10.3 Violence against women: A dirty page of history and contemporary society.

Violence toward women takes many forms from husbands or lovers who are physically abusive to rape in intimate relationships or in war. As a result of norms that support male dominance women are often sexually exploited in prostitution, pornography and other forms of servitude. The struggle of feminists in the past century was to create laws and policies that support equality and equity in access to resources and power. Personal empowerment is not a free gift but the outcome of men and women working and struggling together across many decades.

10.3.1 Intimate violence: The ubiquitous nature of rape.

Recent surveys show that 1 out every four females in the U.S. have been assaulted over the past year (CNN, December 15th, 2011). A study sponsored by the World Health Organization found that between 15 % to 71 % percent of the women interviewed in ten countries said they had been sexually or physically abused over their lifetimes, and between 4% and 54 % claimed the abuse had occurred over the past year (Garcia-Moreno, Jansen, Ellsberg, Heise, & Watts, 2006). The rape figures are consistent with the cross-cultural abuse statistics with one out of every five women claiming she had been raped over the course of her life time (Parrot & Cummings, 2006). It is hard to believe that this level of violence by men could occur unless there are culturally supportive values that view such behavior as permissible when directed against women. Women who are especially at risk for rape are those who live in cultures that emphasize male dominance and strict separation of the sexes and where a high degree of interpersonal violence is present (Sanday, 1981). Some researchers argue that it is the higher status attributed to men in a given culture that provide the support for intimate violence.

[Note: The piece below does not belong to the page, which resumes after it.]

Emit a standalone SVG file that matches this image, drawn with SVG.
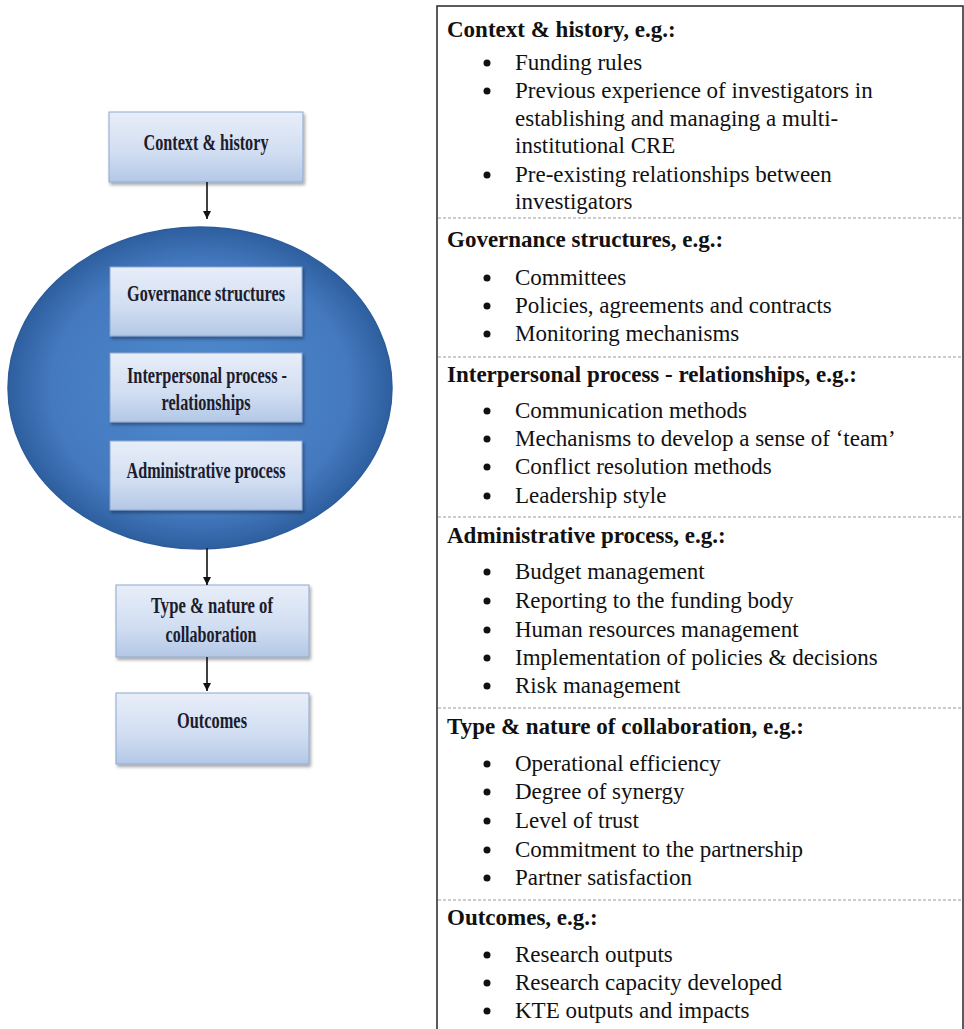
<svg xmlns="http://www.w3.org/2000/svg" width="964" height="1029" viewBox="0 0 964 1029">
<defs>
<linearGradient id="boxg" x1="0" y1="0" x2="0" y2="1">
<stop offset="0" stop-color="#e8eef9"/>
<stop offset="0.6" stop-color="#d0ddf1"/>
<stop offset="1" stop-color="#b3c7e6"/>
</linearGradient>
<radialGradient id="ellg" cx="0.5" cy="0.5" r="0.5">
<stop offset="0" stop-color="#4f8bce"/>
<stop offset="0.78" stop-color="#4479bf"/>
<stop offset="1" stop-color="#2e5f9f"/>
</radialGradient>
<filter id="sh" x="-10%" y="-10%" width="125%" height="130%">
<feDropShadow dx="1.5" dy="2.5" stdDeviation="1.8" flood-color="#000" flood-opacity="0.35"/>
</filter>
<marker id="ah" viewBox="0 0 10 10" refX="10" refY="5" markerWidth="5.5" markerHeight="5" orient="auto" markerUnits="strokeWidth">
<path d="M0,0 L10,5 L0,10 z" fill="#111"/>
</marker>
<style>
.box{fill:url(#boxg);stroke:#8ea8d0;stroke-width:1;filter:url(#sh)}
.bt{font-family:"Liberation Serif",serif;font-weight:bold;font-size:23px;fill:#1c1c2c;text-anchor:middle}
.h{font-family:"Liberation Serif",serif;font-weight:bold;font-size:23px;fill:#111}
.t{font-family:"Liberation Serif",serif;font-size:23px;fill:#111}
.dash{stroke:#9a9a9a;stroke-width:1;stroke-dasharray:3 2}
.bul{fill:#111}
.conn{stroke:#111;stroke-width:1.6;fill:none;marker-end:url(#ah)}
</style>
</defs>
<rect x="0" y="0" width="964" height="1029" fill="#fff"/>

<g id="cluster-ellipse">
<ellipse cx="200" cy="388" rx="192" ry="161" fill="url(#ellg)" stroke="#2c5c9c" stroke-width="1.5"/>
</g>

<g id="node-context">
<rect class="box" x="109" y="112" width="194" height="70"/>
<text class="bt" x="206" y="150" textLength="125" lengthAdjust="spacingAndGlyphs">Context &amp; history</text>
</g>
<g id="node-governance">
<rect class="box" x="110" y="267" width="192" height="69"/>
<text class="bt" x="206" y="301" textLength="158" lengthAdjust="spacingAndGlyphs">Governance structures</text>
</g>
<g id="node-interpersonal">
<rect class="box" x="110" y="353" width="192" height="69"/>
<text class="bt" x="207" y="383" textLength="160" lengthAdjust="spacingAndGlyphs">Interpersonal process -</text>
<text class="bt" x="206" y="410" textLength="89" lengthAdjust="spacingAndGlyphs">relationships</text>
</g>
<g id="node-administrative">
<rect class="box" x="110" y="441" width="192" height="69"/>
<text class="bt" x="206" y="478" textLength="159" lengthAdjust="spacingAndGlyphs">Administrative process</text>
</g>
<g id="node-type">
<rect class="box" x="116" y="585" width="193" height="72"/>
<text class="bt" x="212" y="613" textLength="122" lengthAdjust="spacingAndGlyphs">Type &amp; nature of</text>
<text class="bt" x="211" y="642" textLength="91" lengthAdjust="spacingAndGlyphs">collaboration</text>
</g>
<g id="node-outcomes">
<rect class="box" x="116" y="693" width="193" height="71"/>
<text class="bt" x="212" y="728" textLength="70" lengthAdjust="spacingAndGlyphs">Outcomes</text>
</g>

<g id="connectors">
<line class="conn" x1="207" y1="182" x2="207" y2="219"/>
<line class="conn" x1="207" y1="548" x2="207" y2="585"/>
<line class="conn" x1="207" y1="657" x2="207" y2="691"/>
</g>

<g id="panel">
<rect x="437" y="6" width="526" height="1040" fill="none" stroke="#333" stroke-width="1.6"/>
<line class="dash" x1="438" y1="218" x2="963" y2="218"/>
<line class="dash" x1="438" y1="357" x2="963" y2="357"/>
<line class="dash" x1="438" y1="517" x2="963" y2="517"/>
<line class="dash" x1="438" y1="708" x2="963" y2="708"/>
<line class="dash" x1="438" y1="900" x2="963" y2="900"/>

<text class="h" x="447" y="37">Context &amp; history, e.g.:</text>
<circle class="bul" cx="487" cy="63" r="3.5"/><text class="t" x="515" y="70">Funding rules</text>
<circle class="bul" cx="487" cy="91" r="3.5"/><text class="t" x="515" y="98">Previous experience of investigators in</text>
<text class="t" x="515" y="126">establishing and managing a multi-</text>
<text class="t" x="515" y="153">institutional CRE</text>
<circle class="bul" cx="487" cy="175" r="3.5"/><text class="t" x="515" y="182">Pre-existing relationships between</text>
<text class="t" x="515" y="209">investigators</text>

<text class="h" x="447" y="247">Governance structures, e.g.:</text>
<circle class="bul" cx="487" cy="278" r="3.5"/><text class="t" x="515" y="285">Committees</text>
<circle class="bul" cx="487" cy="306" r="3.5"/><text class="t" x="515" y="313">Policies, agreements and contracts</text>
<circle class="bul" cx="487" cy="334" r="3.5"/><text class="t" x="515" y="341">Monitoring mechanisms</text>

<text class="h" x="447" y="382">Interpersonal process - relationships, e.g.:</text>
<circle class="bul" cx="487" cy="411" r="3.5"/><text class="t" x="515" y="418">Communication methods</text>
<circle class="bul" cx="487" cy="439" r="3.5"/><text class="t" x="515" y="446">Mechanisms to develop a sense of ‘team’</text>
<circle class="bul" cx="487" cy="467" r="3.5"/><text class="t" x="515" y="474">Conflict resolution methods</text>
<circle class="bul" cx="487" cy="496" r="3.5"/><text class="t" x="515" y="503">Leadership style</text>

<text class="h" x="447" y="543">Administrative process, e.g.:</text>
<circle class="bul" cx="487" cy="572" r="3.5"/><text class="t" x="515" y="579">Budget management</text>
<circle class="bul" cx="487" cy="601" r="3.5"/><text class="t" x="515" y="608">Reporting to the funding body</text>
<circle class="bul" cx="487" cy="630" r="3.5"/><text class="t" x="515" y="637">Human resources management</text>
<circle class="bul" cx="487" cy="658" r="3.5"/><text class="t" x="515" y="665">Implementation of policies &amp; decisions</text>
<circle class="bul" cx="487" cy="686" r="3.5"/><text class="t" x="515" y="693">Risk management</text>

<text class="h" x="447" y="734">Type &amp; nature of collaboration, e.g.:</text>
<circle class="bul" cx="487" cy="764" r="3.5"/><text class="t" x="515" y="771">Operational efficiency</text>
<circle class="bul" cx="487" cy="792" r="3.5"/><text class="t" x="515" y="799">Degree of synergy</text>
<circle class="bul" cx="487" cy="821" r="3.5"/><text class="t" x="515" y="828">Level of trust</text>
<circle class="bul" cx="487" cy="850" r="3.5"/><text class="t" x="515" y="857">Commitment to the partnership</text>
<circle class="bul" cx="487" cy="878" r="3.5"/><text class="t" x="515" y="885">Partner satisfaction</text>

<text class="h" x="447" y="925">Outcomes, e.g.:</text>
<circle class="bul" cx="487" cy="955" r="3.5"/><text class="t" x="515" y="962">Research outputs</text>
<circle class="bul" cx="487" cy="983" r="3.5"/><text class="t" x="515" y="990">Research capacity developed</text>
<circle class="bul" cx="487" cy="1011" r="3.5"/><text class="t" x="515" y="1018">KTE outputs and impacts</text>
</g>
</svg>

Rape statistics show that rapes are not isolated instances of abuse, but may occur over long periods of time by men who are acquainted with the victims and the victims are often blamed. Recent news tells about a young woman by name of Gulnaz who was raped by a cousin in Afghanistan, and then given a 12 year prison sentence. She was placed in prison with the child produced by the assault for the crime of adultery. It was put to her that the only way she could leave prison was if she would marry her rapist (Zakaria, 2011). Such cultural norms are incomprehensible to people who grow up in the West, although the rape figures in the West also show terrible and frequent violence toward women.

Women are also often the victims of rape in war, and these assaults have been used historically in male to male violence to demoralize an enemy population. During the genocide in Rwanda about 25 % of the women were raped, and in the wars in the former Yugoslavia tens of thousands of women were raped. When women are raped during war it is often used as a means of humiliating enemy soldiers and populations. During the Second World War probably millions of women were raped and exploited. When the enemy population is demonized in the discourse of hostility it provides the excuse and rationality for men to later take out the enmity on women who don’t have the means to defend themselves.

One of the most disheartening forms of violence occurs in cultures where women are considered property to be controlled by men. In some societies the culture permits and encourages the murder of women who have somehow transgressed against cultural norms of propriety and thus brought “dishonor” to fathers or husbands. In some conservative male dominated societies such cultural transgressions may occur simply by the woman going out with men not approved by the male hierarchy and in more extreme cases having intimate relations with or marrying a man not approved by the family. According to the United Nations Population Fund (2000) about 5000 women are murdered each year to uphold this idea of “family honor” in countries like Pakistan, Egypt, Turkey and Israel. The tragedy of these killings are compounded by the intimate nature of the murders that are often carried out by a close relative like a brother, and the fact that the violence are often treated lightly by society with little sanction. Honor killings are the most extreme examples of intimate violence against women that grow out of cultural norms of male dominance and women as submissive.